By Emma Njoku
ESCALATING tensions involving the United States, Israel, and Iran are once again placing global oil markets on edge, with significant implications for Nigeria’s economic outlook in 2026.
Managing Director of Legendary Foreshore,
Victor Ameh, who made the assertion, noted that while the conflict remains geographically distant, its ripple effects are being felt in energy prices, foreign exchange dynamics, and fiscal planning in oil-dependent economies like Nigeria.
Ameh echoed his views in a recent research on the “2026 Real Estate Outlook For Investors, where he warned that the evolving geopolitical situation could deepen existing economic pressures even as it presents short-term revenue opportunities.
He said: “Oil prices have historically responded sharply to instability in the Middle East, particularly when major producers or strategic shipping routes are involved. Iran’s role as a key player in the global oil supply chain, combined with its geopolitical positioning near the Strait of Hormuz, a critical transit route for crude exports, means any escalation raises fears of supply disruptions.

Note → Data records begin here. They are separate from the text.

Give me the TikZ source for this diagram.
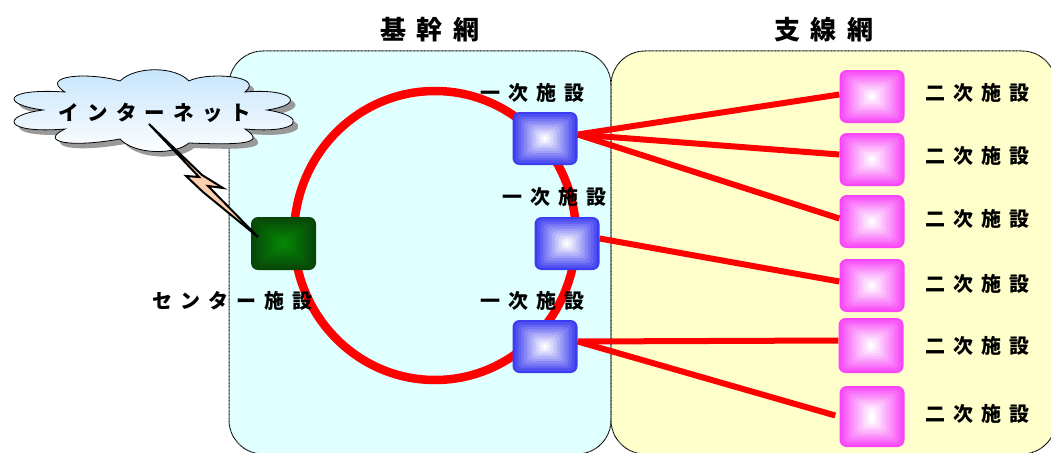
\documentclass[tikz,border=0pt]{standalone}
\usepackage{fontspec}
\newfontfamily\jpfont[LetterSpace=40]{Noto Sans CJK JP}
\usetikzlibrary{positioning}
\definecolor{corecolor}{HTML}{E0FFFF}
\definecolor{branchcolor}{HTML}{FFFFCC}
\definecolor{boltcolor}{HTML}{FFD0B0}
\definecolor{skycolor}{HTML}{C4E4FC}
\definecolor{greenedge}{RGB}{8,70,8}
\definecolor{greenmid}{RGB}{5,135,5}
\definecolor{blueedge}{RGB}{60,60,240}
\definecolor{magentaedge}{RGB}{248,70,248}
\tikzset{
  area/.style={draw=black,dash pattern=on .9pt off .5pt,line width=1pt,rounded corners=34pt},
  link/.style={color=red,line width=6pt},
  ring/.style={draw=red,line width=8.5pt},
  lbl/.style={font=\jpfont\bfseries\fontsize{20}{20}\selectfont,inner sep=0pt},
  ttl/.style={font=\jpfont\bfseries\fontsize{26}{26}\selectfont,inner sep=0pt},
  site/.style={minimum width=65pt,inner sep=0pt,rounded corners=7pt},
}
% nested boxes: name, position, height, edge colour, middle colour
\newcommand{\facility}[5]{
  \node[site,minimum height=#3pt,fill=#4] (#1) at (#2) {};
  \foreach \n [evaluate=\n as \m using \n*100/30] in {3,6,...,30}
    \fill[#5!\m!#4,rounded corners=4pt]
      ([xshift=\n pt,yshift=-\n pt*0.8]#1.north west) rectangle ([xshift=-\n pt,yshift=\n pt*0.8]#1.south east);
}
\newcommand{\cloudpath}{
  (120,81) .. controls (135,66) and (175,66) .. (189,81)
  .. controls (205,72) and (266,75) .. (245,92)
  .. controls (292,88) and (308,104) .. (267,110)
  .. controls (308,116) and (302,134) .. (245,129)
  .. controls (268,144) and (240,145) .. (189,143)
  .. controls (175,155) and (135,155) .. (120,139)
  .. controls (70,148) and (38,142) .. (65,129)
  .. controls (4,134) and (-1,116) .. (43,110)
  .. controls (-1,104) and (4,88) .. (65,92)
  .. controls (38,75) and (90,72) .. (120,81) -- cycle
}
\begin{document}
\begin{tikzpicture}[x=1pt,y=-1pt]
  \useasboundingbox (0,0) rectangle (1051,452);
  \fill[white] (0,0) rectangle (1051,452);
  \begin{scope}
  \clip (0,0) rectangle (1051,452);
  \draw[area,fill=corecolor] (229,51) rectangle (611,454);
  \draw[area,fill=branchcolor] (611,51) rectangle (1056,454);
  \end{scope}

  \node[ttl] (coretitle) at (430,30) {基幹網};
  \node[ttl] (branchtitle) at (824,30) {支線網};

  \coordinate (ringcenter) at (435,235.5);
  \draw[ring] (ringcenter) ellipse (141 and 144.5);

  \facility{center}{283.5,243.5}{53}{greenedge}{greenmid}
  \facility{coreA}{545,138.5}{53}{blueedge}{white}
  \facility{coreB}{567,243.5}{53}{blueedge}{white}
  \facility{coreC}{545,346.5}{53}{blueedge}{white}
  \facility{subA}{872,96.5}{53}{magentaedge}{white}
  \facility{subB}{872,159.5}{53}{magentaedge}{white}
  \facility{subC}{872,221.5}{53}{magentaedge}{white}
  \facility{subD}{872,285.5}{53}{magentaedge}{white}
  \facility{subE}{871,345.5}{55}{magentaedge}{white}
  \facility{subF}{872,416.5}{61}{magentaedge}{white}

  \draw[link] ([yshift=4pt]coreA.east) -- ([yshift=2pt]subA.west);
  \draw[link] ([yshift=4pt]coreA.east) -- ([yshift=5pt]subB.west);
  \draw[link] ([yshift=4pt]coreA.east) -- ([yshift=3pt]subC.west);
  \draw[link] ([yshift=5pt]coreB.east) -- ([yshift=4pt]subD.west);
  \draw[link] ([yshift=5pt]coreC.east) -- ([yshift=5pt]subE.west);
  \draw[link] ([yshift=5pt]coreC.east) -- ([xshift=-4pt,yshift=1pt]subF.west);

  \node[lbl] (coreAlbl) at (532,93) {一次施設};
  \node[lbl] (coreBlbl) at (554,197) {一次施設};
  \node[lbl] (coreClbl) at (532,301) {一次施設};
  \node[lbl] (centerlbl) at (232,301) {センター施設};
  \foreach \name/\y in {subAlbl/93,subBlbl/156,subClbl/219,subDlbl/284,subElbl/346,subFlbl/414}
    \node[lbl] (\name) at (977,\y) {二次施設};

  % cloud and its shadow
  \fill[black!40] [shift={(5,5)}] \cloudpath;
  \draw[black,line width=.8pt,top color=skycolor,bottom color=white] \cloudpath;
  \node[lbl,font=\jpfont\bfseries\fontsize{20.5}{20.5}\selectfont] (net) at (155,113) {インターネット};

  \coordinate (bolttop) at (149,124);
  \coordinate (boltend) at (258,237);
  \draw[black,line width=2pt,fill=boltcolor,line join=miter]
    (bolttop) -- (202,175) -- (223,188) -- (208,186) -- (boltend)
    -- (203,192) -- (186,176) -- (199,177) -- cycle;
\end{tikzpicture}
\end{document}
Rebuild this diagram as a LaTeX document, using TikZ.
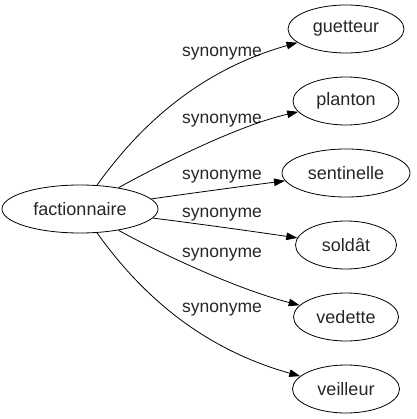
\documentclass[tikz,border=0pt]{standalone}
\usepackage{fontspec}
\setmainfont{Liberation Sans}
\usetikzlibrary{shapes.geometric, arrows.meta}
\colorlet{TextGray}{black!85}
\colorlet{EdgeLine}{black}

\begin{document}
\begin{tikzpicture}[
    x=1pt, y=-1pt,
    term/.style={
        ellipse, draw=EdgeLine, line width=0.8pt, inner sep=0pt,
        minimum height=48pt, text=TextGray,
        font=\fontsize{18}{21}\selectfont
    },
    syn/.style={font=\fontsize{17.5}{21}\selectfont, text=TextGray,
                inner sep=0pt, anchor=base},
    arr/.style={-{Triangle[length=11pt, width=7.5pt]}, line width=0.8pt,
                EdgeLine}
]
\useasboundingbox (0,0) rectangle (416,419);

% ===================================================================
% SOURCE WORD
% ===================================================================
\node[term, minimum width=156pt] (fact) at (80,209) {factionnaire};

% ===================================================================
% SYNONYMS
% ===================================================================
\node[term, minimum width=116pt] (guet) at (346,29)  {guetteur};
\node[term, minimum width=106pt] (plan) at (346,101) {planton};
\node[term, minimum width=128pt] (sent) at (346,173) {sentinelle};
\node[term, minimum width=101pt] (sold) at (346,245) {soldât};
\node[term, minimum width=105pt] (vede) at (346,317) {vedette};
\node[term, minimum width=107pt] (veil) at (346,389) {veilleur};

% edge labels
\node[syn] (lguet) at (222,57)  {synonyme};
\node[syn] (lplan) at (222,124) {synonyme};
\node[syn] (lsent) at (222,180) {synonyme};
\node[syn] (lsold) at (222,217) {synonyme};
\node[syn] (lvede) at (222,257) {synonyme};
\node[syn] (lveil) at (222,312) {synonyme};

% ===================================================================
% ARROWS
% ===================================================================
\draw[arr] (fact) .. controls (140,125) and (200,70)  .. (guet);
\draw[arr] (fact) .. controls (165,162) and (240,125) .. (plan);
\draw[arr] (fact) .. controls (200,192) and (245,186) .. (sent);
\draw[arr] (fact) .. controls (200,224) and (250,231) .. (sold);
\draw[arr] (fact) .. controls (165,256) and (240,290) .. (vede);
\draw[arr] (fact) .. controls (140,293) and (200,348) .. (veil);

\end{tikzpicture}
\end{document}
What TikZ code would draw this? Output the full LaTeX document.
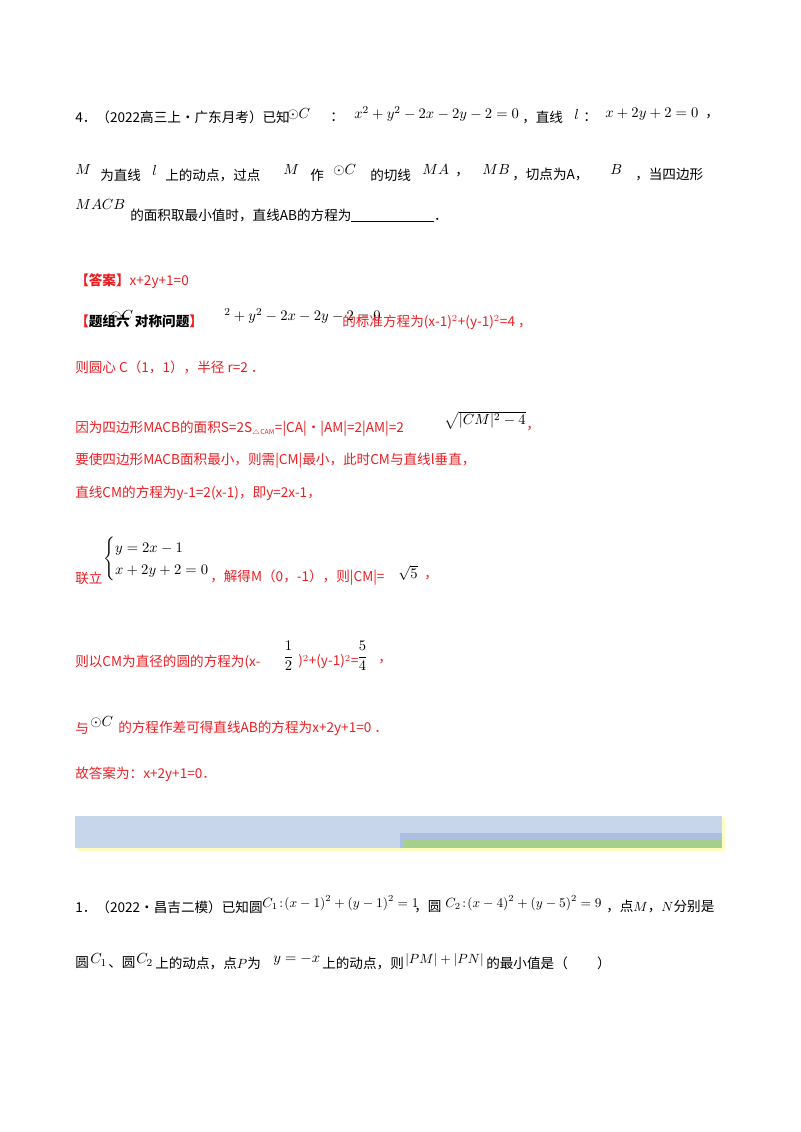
\documentclass[tikz,border=0pt]{standalone}
\usepackage{fontspec}
\setmainfont{Noto Sans CJK SC}
\usepackage{amsmath}
\definecolor{ans}{RGB}{235,30,35}
\definecolor{bandblue}{RGB}{200,214,236}
\definecolor{bandmid}{RGB}{172,190,228}
\definecolor{bandgreen}{RGB}{166,206,140}
\begin{document}
\begin{tikzpicture}[x=0.75pt,y=-0.75pt,
  t/.style={anchor=west,inner sep=0pt,font=\fontsize{10.2}{12}\selectfont},
  m/.style={anchor=west,inner sep=0pt,font=\fontsize{11}{14}\selectfont},
  ms/.style={anchor=west,inner sep=0pt,font=\fontsize{10}{12}\selectfont},
  r/.style={t,text=ans}]
\useasboundingbox (0,0) rectangle (800,1132);
% problem 4
\node[t] (a1) at (75,117) {4．（2022高三上·广东月考）已知};
\node[m] (a2) at (287,114) {$\odot C$};
\node[t] (a3) at (330,117) {：};
\node[m] (a4) at (354,114) {$x^2+y^2-2x-2y-2=0$};
\node[t] (a5) at (522,117) {，直线};
\node[m] (a6) at (574,114) {$l$};
\node[t] (a7) at (583,117) {：};
\node[m] (a8) at (605,114) {$x+2y+2=0$};
\node[t] (a9) at (705,117) {，};
\node[m] (b1) at (75,170) {$M$};
\node[t] (b2) at (100,175) {为直线};
\node[m] (b3) at (152,170) {$l$};
\node[t] (b4) at (165,175) {上的动点，过点};
\node[m] (b5) at (283,170) {$M$};
\node[t] (b6) at (310,175) {作};
\node[m] (b7) at (333,170) {$\odot C$};
\node[t] (b8) at (370,175) {的切线};
\node[m] (b9) at (422,170) {$MA$};
\node[t] (b10) at (455,175) {，};
\node[m] (b11) at (482,170) {$MB$};
\node[t] (b12) at (512,175) {，切点为A，};
\node[m] (b13) at (610,170) {$B$};
\node[t] (b14) at (635,175) {，当四边形};
\node[m] (c1) at (75,205) {$MACB$};
\node[t] (c2) at (130,215) {的面积取最小值时，直线AB的方程为\rule[-1pt]{62pt}{0.6pt}．};
% answer
\node[r] (d1) at (75,281) {\textbf{【答案】}x+2y+1=0};
\node[m] (e0) at (110,316) {$\odot C$};
\node[t] (e1) at (75,321) {\color{ans}\textbf{【}\color{black}\textbf{题组六\hspace{4pt}对称问题}\color{ans}\textbf{】}};
\node[m] (e2) at (224,316) {${}^2+y^2-2x-2y-2=0$};
\node[r] (e3) at (342,322) {的标准方程为(x-1)$^2$+(y-1)$^2$=4 ，};
\node[r] (f1) at (75,367) {则圆心 C（1，1），半径 r=2 ．};
\node[r] (g1) at (75,429) {因为四边形MACB的面积S=2S$_{\scriptscriptstyle\triangle\mathrm{CAM}}$=|CA|·|AM|=2|AM|=2};
\node[m] (g2) at (444,420) {$\sqrt{|CM|^2-4}$};
\node[r] (g3) at (526,429) {，};
\node[r] (h1) at (75,461) {要使四边形MACB面积最小，则需|CM|最小，此时CM与直线l垂直，};
\node[r] (i1) at (75,493) {直线CM的方程为y-1=2(x-1)，即y=2x-1，};
\node[r] (j1) at (75,578) {联立};
\node[m] (j2) at (103,559) {$\begin{cases}y=2x-1\\x+2y+2=0\end{cases}$};
\node[r] (j3) at (210,578) {，解得M（0，-1），则|CM|=};
\node[m] (j4) at (398,573) {$\sqrt{5}$};
\node[r] (j5) at (424,578) {，};
\node[r] (k1) at (75,662) {则以CM为直径的圆的方程为(x-};
\node[m] (k2) at (283,656) {$\dfrac{1}{2}$};
\node[r] (k3) at (298,662) {)$^2$+(y-1)$^2$=};
\node[m] (k4) at (357,656) {$\dfrac{5}{4}$};
\node[r] (k5) at (378,662) {，};
\node[r] (l1) at (75,728) {与};
\node[m] (l2) at (90,722) {$\odot C$};
\node[r] (l3) at (118,728) {的方程作差可得直线AB的方程为x+2y+1=0 ．};
\node[r] (m1) at (75,774) {故答案为：x+2y+1=0．};
% band
\fill[yellow!40!white,opacity=0.6] (77,818) rectangle (725,851);
\fill[bandblue] (75,816) rectangle (722,848);
\fill[bandmid] (400,833) rectangle (722,848);
\fill[bandgreen] (404,840) rectangle (722,848);
% problem 1
\node[t] (n1) at (75,907) {1．（2022·昌吉二模）已知圆};
\node[ms] (n2) at (262,903) {$C_1\!:\!\left(x-1\right)^2+\left(y-1\right)^2=1$};
\node[t] (n3) at (414,907) {，圆};
\node[ms] (n4) at (445,903) {$C_2\!:\!\left(x-4\right)^2+\left(y-5\right)^2=9$};
\node[t] (n5) at (606,907) {，点$M$，$N$分别是};
\node[t] (o1) at (75,963) {圆};
\node[m] (o2) at (90,960) {$C_1$};
\node[t] (o3) at (108,963) {、圆};
\node[m] (o4) at (136,960) {$C_2$};
\node[t] (o5) at (155,963) {上的动点，点$P$为};
\node[m] (o6) at (273,960) {$y=-x$};
\node[t] (o7) at (322,963) {上的动点，则};
\node[ms] (o8) at (405,960) {$\left|PM\right|+\left|PN\right|$};
\node[t] (o9) at (486,963) {的最小值是（\hspace{22pt}）};
\end{tikzpicture}
\end{document}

“For Nigeria, higher oil prices can translate into increased government revenue, offering temporary relief for public finances. However, the benefits are far from straightforward. The country’s economic structure has changed significantly in recent years. Despite being a major oil producer, Nigeria imports a large portion of its refined petroleum products. This means that rising global crude prices often lead to higher domestic fuel costs, feeding into inflation and increasing the cost of living.
“In the current economic climate, characterised by high inflation, currency volatility, and ongoing reforms, such external shocks could complicate stabilisation efforts”.
Ameh said that foreign exchange volatility, one of the key challenges identified in the report, is closely tied to oil market performance.
“When global oil prices fluctuate due to geopolitical tensions, Nigeria’s currency often reacts, affecting import costs across multiple sectors, including construction.
Other News
Building materials, many of which are imported, become more expensive when the naira weakens. This drives up construction costs and can stall projects already operating on tight margins. Developers are, therefore, increasingly exposed to global geopolitical risks, even when operating purely within domestic markets.
“Additionally, higher energy costs, linked to global oil price movements, are raising operational expenses for households and businesses. Power generation, transportation, and logistics all become more expensive, further squeezing disposable income. This has a direct impact on housing demand. As households allocate more of their income to basic expenses like fuel and electricity, their ability to afford rent or home purchases declines. The result is a tightening of the real estate market, particularly in higher-priced segments”.
Ameh also averred that the geopolitical situation also influences investor sentiment just as international investors tend to adopt a more cautious stance during periods of global uncertainty, especially in emerging markets. This, he said, could limit capital inflows into Nigeria’s real estate and infrastructure sectors at a time when funding is already constrained.
“At the same time, there are potential upsides. Sustained high oil prices could improve Nigeria’s external reserves and strengthen government revenue, creating room for increased spending on infrastructure. Such investments, if effectively executed, could support long-term growth in sectors like housing and logistics.
“However, analysts caution that these gains depend heavily on policy discipline and efficient resource management. Without structural reforms, temporary windfalls from higher oil prices may not translate into lasting economic benefits.
“The intersection of global geopolitics and domestic economic realities underscores a broader theme emerging in 2026: Nigeria’s economy is increasingly interconnected with global events.
“The real estate sector, once driven largely by local dynamics, is now being shaped by factors ranging from international conflicts to currency markets. Developers, investors, and policymakers must navigate this complex environment, where decisions made thousands of miles away can influence project costs, financing conditions, and consumer behaviour at home.
“As tensions in the Middle East continue to evolve, Nigeria faces a delicate balancing act, leveraging potential gains from oil price increases, while managing the inflationary and economic risks that accompany them.
“In this environment, resilience will depend not just on resource wealth, but on the ability to adapt to a rapidly changing global landscape.”